- **Given problem**:
Print the entries below exactly as they appear, from the first line up to and including the line with "W, H = 1604, 1134". Do not print any pictures.

- **Recorded information**:

+---+

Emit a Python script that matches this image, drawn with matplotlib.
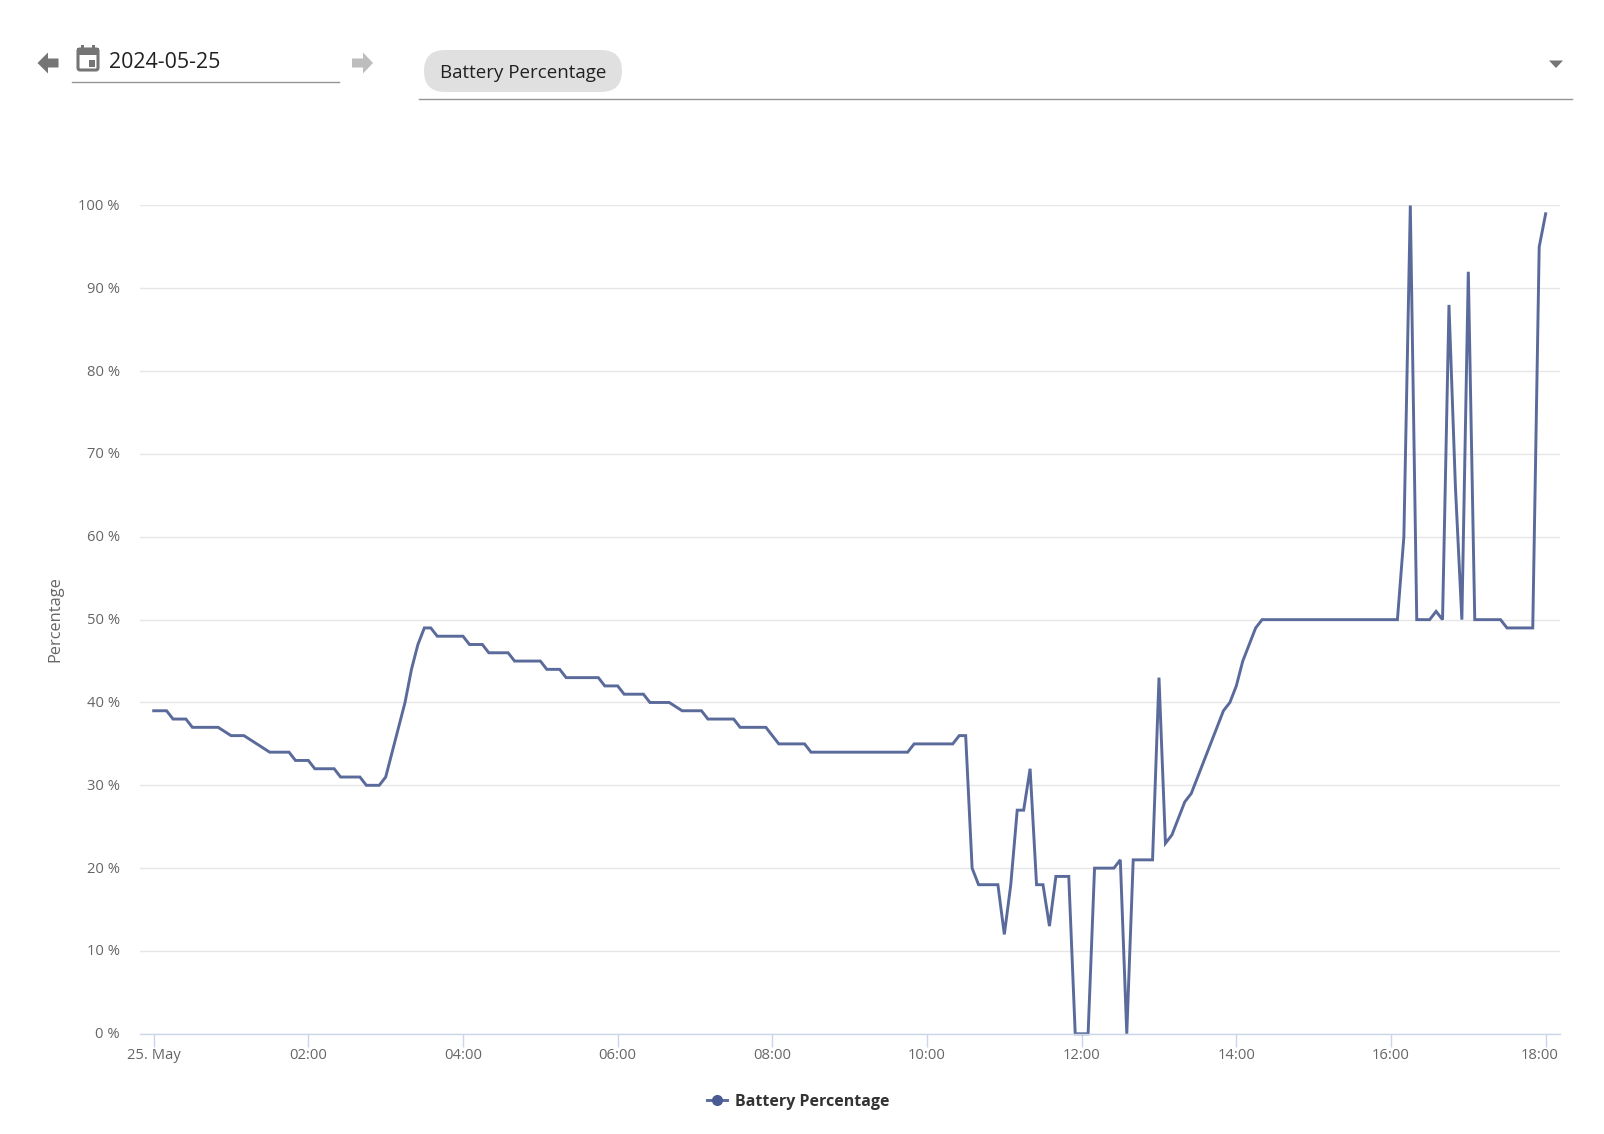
import matplotlib
matplotlib.use("Agg")
import matplotlib.pyplot as plt
from matplotlib.patches import FancyBboxPatch, Polygon, Rectangle
from matplotlib.transforms import ScaledTranslation

plt.rcParams['font.family'] = ['Open Sans', 'DejaVu Sans']

W, H = 1604, 1134

# sample number, one sample every 5 minutes from midnight; gaps are missing samples
samples = [0, 1, 2, 3, 4, 5, 6, 7, 8, 9, 10, 12, 13, 14, 16, 18, 19, 20, 21, 22, 23, 24,
           25, 26, 27, 28, 29, 30, 31, 32, 33, 34, 35, 36, 39, 40, 41, 42, 43, 44, 45, 46,
           47, 48, 49, 50, 51, 52, 53, 54, 55, 56, 57, 58, 59, 60, 61, 62, 63, 64, 65, 66,
           67, 68, 69, 70, 71, 72, 73, 74, 75, 76, 77, 78, 79, 80, 82, 83, 84, 85, 86, 87,
           88, 89, 90, 91, 92, 93, 94, 95, 97, 98, 99, 100, 101, 102, 103, 104, 105, 106,
           107, 108, 109, 110, 111, 112, 113, 114, 115, 116, 117, 118, 119, 120, 121, 122,
           123, 124, 125, 126, 127, 128, 129, 130, 131, 132, 133, 134, 135, 136, 137, 138,
           139, 140, 141, 142, 143, 144, 145, 146, 147, 148, 149, 150, 151, 152, 153, 154,
           155, 156, 157, 158, 160, 161, 166, 167, 168, 169, 171, 172, 173, 174, 175, 176,
           177, 178, 179, 180, 181, 182, 183, 184, 185, 186, 187, 188, 189, 190, 191, 192,
           193, 194, 195, 196, 197, 198, 199, 200, 201, 202, 203, 204, 205, 206, 207, 208,
           209, 210, 211, 212, 213, 214, 215, 216]
battery = [39, 39, 39, 38, 38, 38, 37, 37, 37, 37, 37, 36, 36, 36, 35, 34, 34, 34, 34, 33, 33, 33,
           32, 32, 32, 32, 31, 31, 31, 31, 30, 30, 30, 31, 40, 44, 47, 49, 49, 48, 48, 48,
           48, 48, 47, 47, 47, 46, 46, 46, 46, 45, 45, 45, 45, 45, 44, 44, 44, 43, 43, 43,
           43, 43, 43, 42, 42, 42, 41, 41, 41, 41, 40, 40, 40, 40, 39, 39, 39, 39, 38, 38,
           38, 38, 38, 37, 37, 37, 37, 37, 35, 35, 35, 35, 35, 34, 34, 34, 34, 34,
           34, 34, 34, 34, 34, 34, 34, 34, 34, 34, 34, 35, 35, 35, 35, 35,
           35, 35, 36, 36, 20, 18, 18, 18, 18, 12, 18, 27, 27, 32, 18, 18,
           13, 19, 19, 19, 0, 0, 0, 20, 20, 20, 20, 21, 0, 21, 21, 21,
           21, 43, 23, 24, 28, 29, 39, 40, 42, 45, 49, 50, 50, 50, 50, 50,
           50, 50, 50, 50, 50, 50, 50, 50, 50, 50, 50, 50, 50, 50, 50, 50,
           50, 60, 100, 50, 50, 50, 51, 50, 88, 66, 50, 92, 50, 50, 50, 50,
           50, 49, 49, 49, 49, 49, 95, 99]

y_ticks = [0, 10, 20, 30, 40, 50, 60, 70, 80, 90, 100]
x_ticks = [0, 2, 4, 6, 8, 10, 12, 14, 16, 18]
x_labels = ['25. May', '02:00', '04:00', '06:00', '08:00', '10:00', '12:00', '14:00', '16:00', '18:00']
date_text = '2024-05-25'
series_name = 'Battery Percentage'

LINE = '#5a6a9a'
AXIS = '#ccd6eb'
GRID = '#e6e6e6'
TEXT = '#666666'

fig = plt.figure(figsize=(W / 100, H / 100), dpi=100, facecolor='white')

# chart area, placed in pixels
left, right, top, bottom = 140, 1560, 205.5, 1033.8
ax = fig.add_axes([left / W, 1 - bottom / H, (right - left) / W, (bottom - top) / H])
px_per_hour = 77.33
x0 = 153.7
ax.set_xlim((left - x0) / px_per_hour, (right - x0) / px_per_hour)
ax.set_ylim(0, 100)

hours = [s * 5 / 60 for s in samples]
ax.plot(hours, battery, color=LINE, lw=2.1, solid_joinstyle='miter', zorder=3, clip_on=False)

ax.set_yticks(y_ticks)
ax.set_yticklabels(['%d %%' % v for v in y_ticks])
ax.set_xticks(x_ticks)
ax.set_xticklabels(x_labels)
ax.grid(axis='y', color=GRID, lw=1)
ax.set_axisbelow(True)
for name in ['top', 'right', 'left']:
    ax.spines[name].set_visible(False)
ax.spines['bottom'].set_color(AXIS)
ax.spines['bottom'].set_linewidth(1)
ax.spines['bottom'].set_zorder(4)
ax.tick_params(axis='x', length=9, width=1, color=AXIS, labelcolor=TEXT, labelsize=10.6, pad=1.5)
ax.tick_params(axis='y', length=0, labelcolor=TEXT, labelsize=10.6, pad=14.5)

# y labels sit a pixel above their grid line, last x label is pushed inside the chart
up = ScaledTranslation(0, 1 / 100, fig.dpi_scale_trans)
for lab in ax.get_yticklabels():
    lab.set_transform(lab.get_transform() + up)
last = ax.get_xticklabels()[-1]
last.set_transform(last.get_transform() + ScaledTranslation(-6.5 / 100, 0, fig.dpi_scale_trans))

fig.text(55 / W, 1 - 619 / H, 'Percentage', rotation=90, color=TEXT, fontsize=11.8,
         ha='center', va='center')

# page furniture (date picker, chip, legend) drawn in pixel coordinates
ui = fig.add_axes([0, 0, 1, 1], facecolor='none')
ui.set_xlim(0, W)
ui.set_ylim(H, 0)
ui.axis('off')

ui.add_patch(Polygon([(37.5, 63), (48, 52.5), (48, 58.5), (58.5, 58.5), (58.5, 67.5), (48, 67.5), (48, 73.5)],
                     closed=True, fc='#757575', ec='none'))
ui.add_patch(Polygon([(373, 63), (363, 52.5), (363, 58.5), (352, 58.5), (352, 67.5), (363, 67.5), (363, 73.5)],
                     closed=True, fc='#bdbdbd', ec='none'))

# calendar icon
ui.add_patch(FancyBboxPatch((78, 49), 20, 21, boxstyle='round,pad=0,rounding_size=2',
                            fc='white', ec='#757575', lw=2.2))
ui.add_patch(Rectangle((77, 48), 22, 6.5, fc='#757575', ec='none'))
ui.add_patch(Rectangle((81, 45), 3, 4, fc='#757575', ec='none'))
ui.add_patch(Rectangle((92, 45), 3, 4, fc='#757575', ec='none'))
ui.add_patch(Rectangle((88.5, 60), 6.5, 6.5, fc='#757575', ec='none'))

ui.text(109, 68.5, date_text, fontsize=15.4, color='#212121', ha='left', va='baseline')
ui.plot([72, 338.5], [82, 82], color='#949494', lw=1)

ui.add_patch(FancyBboxPatch((424, 50), 198, 42, boxstyle='round,pad=0,rounding_size=21',
                            fc='#e0e0e0', ec='none', mutation_aspect=1))
ui.text(440, 78.5, series_name, fontsize=13.5, color='#212121', ha='left', va='baseline')
ui.plot([419, 1571.5], [99, 99], color='#949494', lw=1)
ui.add_patch(Polygon([(1549, 60.5), (1563, 60.5), (1556, 68)], closed=True, fc='#757575', ec='none'))

# legend
ui.plot([707, 727], [1099.5, 1099.5], color=LINE, lw=2.1)
ui.plot([717], [1099.5], marker='o', ms=8, color='#4a5b93', mec='none')
ui.text(735, 1105.5, series_name, fontsize=11.5, fontweight='bold', color='#333333',
        ha='left', va='baseline')

fig.savefig('out.png', dpi=100)
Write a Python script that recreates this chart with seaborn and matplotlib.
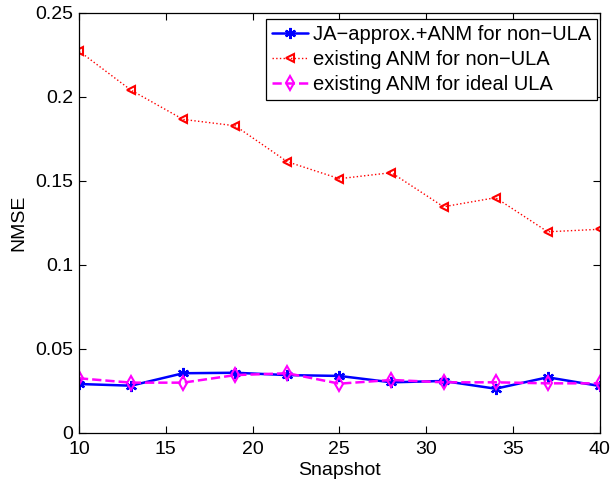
import matplotlib
matplotlib.use("Agg")
import matplotlib.pyplot as plt
import seaborn as sns
import pandas as pd

# Number of snapshots
snapshots = [10, 13, 16, 19, 22, 25, 28, 31, 34, 37, 40]

# NMSE per method
nmse_ja_approx = [0.0290, 0.0280, 0.0354, 0.0357, 0.0343, 0.0338, 0.0300, 0.0308, 0.0262, 0.0330, 0.0278]
nmse_anm_nonula = [0.2272, 0.2039, 0.1865, 0.1827, 0.1613, 0.1512, 0.1548, 0.1345, 0.1399, 0.1196, 0.1211]
nmse_anm_ideal = [0.0324, 0.0298, 0.0298, 0.0343, 0.0354, 0.0292, 0.0314, 0.0300, 0.0300, 0.0294, 0.0294]

labels = ["JA\u2212approx.+ANM for non\u2212ULA",
          "existing ANM for non\u2212ULA",
          "existing ANM for ideal ULA"]

sns.set_style("ticks")
plt.rcParams["font.family"] = ["Liberation Sans", "DejaVu Sans"]
plt.rcParams["text.color"] = "black"
plt.rcParams["axes.labelcolor"] = "black"

FS = 14

fig = plt.figure(figsize=(6.12, 4.8), dpi=100)
ax = fig.add_axes([0.129, 0.0985, 0.851, 0.875])

styles = [
    dict(color="#0000ff", linestyle="-", linewidth=1.8, marker=(6, 2, 0), markersize=8,
         markeredgewidth=1.6, markerfacecolor="#0000ff", markeredgecolor="#0000ff"),
    dict(color="#ff0000", linestyle=":", linewidth=1.0, marker="<", markersize=6,
         markeredgewidth=1.5, markerfacecolor="none", markeredgecolor="#ff0000"),
    dict(color="#ff00ff", linestyle="--", linewidth=1.8, marker="d", markersize=7,
         markeredgewidth=1.5, markerfacecolor="none", markeredgecolor="#ff00ff"),
]

for series, label, st in zip([nmse_ja_approx, nmse_anm_nonula, nmse_anm_ideal], labels, styles):
    df = pd.DataFrame({"Snapshot": snapshots, "NMSE": series})
    sns.lineplot(data=df, x="Snapshot", y="NMSE", ax=ax, label=label, **st)

ax.set_xlim(10, 40)
ax.set_ylim(0, 0.25)
ax.set_xticks([10, 15, 20, 25, 30, 35, 40])
ax.set_yticks([0, 0.05, 0.1, 0.15, 0.2, 0.25])
ax.set_yticklabels(["0", "0.05", "0.1", "0.15", "0.2", "0.25"])
ax.tick_params(direction="in", length=5, width=0.8, top=True, right=True,
               labelsize=FS, colors="black")
ax.tick_params(axis="x", pad=6)
ax.tick_params(axis="y", pad=4)
for sp in ax.spines.values():
    sp.set_visible(True)
    sp.set_linewidth(0.9)
    sp.set_color("black")

ax.set_xlabel("Snapshot", fontsize=FS, labelpad=3)
ax.set_ylabel("NMSE", fontsize=FS, labelpad=6)

leg = ax.legend(loc="upper right", bbox_to_anchor=(0.9955, 0.985), fontsize=14.5,
                frameon=True, fancybox=False, edgecolor="black", framealpha=1,
                handlelength=1.8, handletextpad=0.25, borderpad=0.3, labelspacing=0.3,
                borderaxespad=0, numpoints=1)
leg.get_frame().set_linewidth(0.9)

fig.savefig("out.png", dpi=100)
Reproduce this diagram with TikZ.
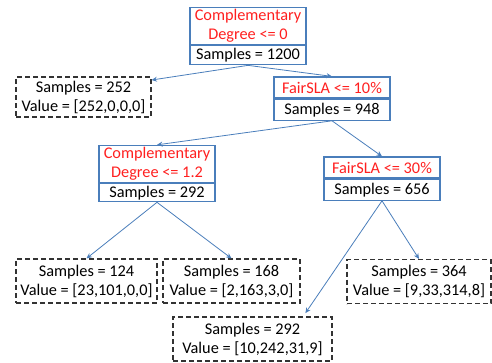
\documentclass[tikz,border=0pt]{standalone}
\usepackage{fontspec}
\setmainfont{Carlito}
\usepackage{tikz}
\usetikzlibrary{arrows.meta,positioning}
\definecolor{splitblue}{HTML}{4A7EBB}
\definecolor{splitred}{HTML}{FF1F1F}
\tikzset{
  box/.style={rectangle, align=center, inner sep=2pt, font=\fontsize{16.3}{19}\selectfont},
  test/.style={box, draw=splitblue, line width=1.2pt, text=splitred, minimum width=116pt, minimum height=21pt},
  cnt/.style={box, draw=splitblue, line width=1.2pt, minimum width=116pt, minimum height=19pt},
  leaf/.style={box, draw=black!80, line width=1.1pt, dash pattern=on 5pt off 3pt, minimum height=44pt},
  arr/.style={-{Stealth[length=5.5pt, width=5pt]}, draw=splitblue, line width=0.8pt}
}

\begin{document}
\begin{tikzpicture}[x=1pt, y=-1pt, node distance=0pt]
\useasboundingbox (0,0) rectangle (492,362);
\node[test, minimum height=34pt] (q0) at (248,26) {Complementary\\Degree <= 0};
\node[cnt, below=of q0] (n0) {Samples = 1200};
\node[test] (q1) at (332,87.5) {FairSLA <= 10\%};
\node[cnt, below=of q1, minimum height=21pt] (n1) {Samples = 948};
\node[test, minimum height=36pt] (q2) at (157,164) {Complementary\\Degree <= 1.2};
\node[cnt, below=of q2, minimum height=17pt] (n2) {Samples = 292};
\node[test] (q3) at (382,167.5) {FairSLA <= 30\%};
\node[cnt, below=of q3, minimum height=21pt] (n3) {Samples = 656};

\node[leaf, minimum width=135pt, minimum height=40pt] (l0) at (83.5,97) {Samples = 252\\Value = [252,0,0,0]};
\node[leaf, minimum width=141pt] (l1) at (86.5,281) {Samples = 124\\Value = [23,101,0,0]};
\node[leaf, minimum width=137pt] (l2) at (231.5,281) {Samples = 168\\Value = [2,163,3,0]};
\node[leaf, minimum width=144pt] (l3) at (419,281.5) {Samples = 364\\Value = [9,33,314,8]};
\node[leaf, minimum width=159pt] (l4) at (252.5,339) {Samples = 292\\Value = [10,242,31,9]};

\draw[arr] (n0.south) -- (l0.14);
\draw[arr] (n0.south) -- (q1.north);
\draw[arr] (n1.south) -- (q2.north);
\draw[arr] (n1.south) -- (q3.north);
\draw[arr] (n2.south) -- (l1.north);
\draw[arr] (n2.south) -- (l2.north);
\draw[arr, shorten >=4pt] (n3.south) -- (l4.24);
\draw[arr] (n3.south) -- (l3.north);
\end{tikzpicture}
\end{document}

+---+

- **Written reply**:
Emit a Python script that matches this image, drawn with matplotlib.
import matplotlib
matplotlib.use("Agg")
import matplotlib.pyplot as plt
from matplotlib.patches import FancyBboxPatch, Polygon, Rectangle
from matplotlib.transforms import ScaledTranslation

plt.rcParams['font.family'] = ['Open Sans', 'DejaVu Sans']

W, H = 1604, 1134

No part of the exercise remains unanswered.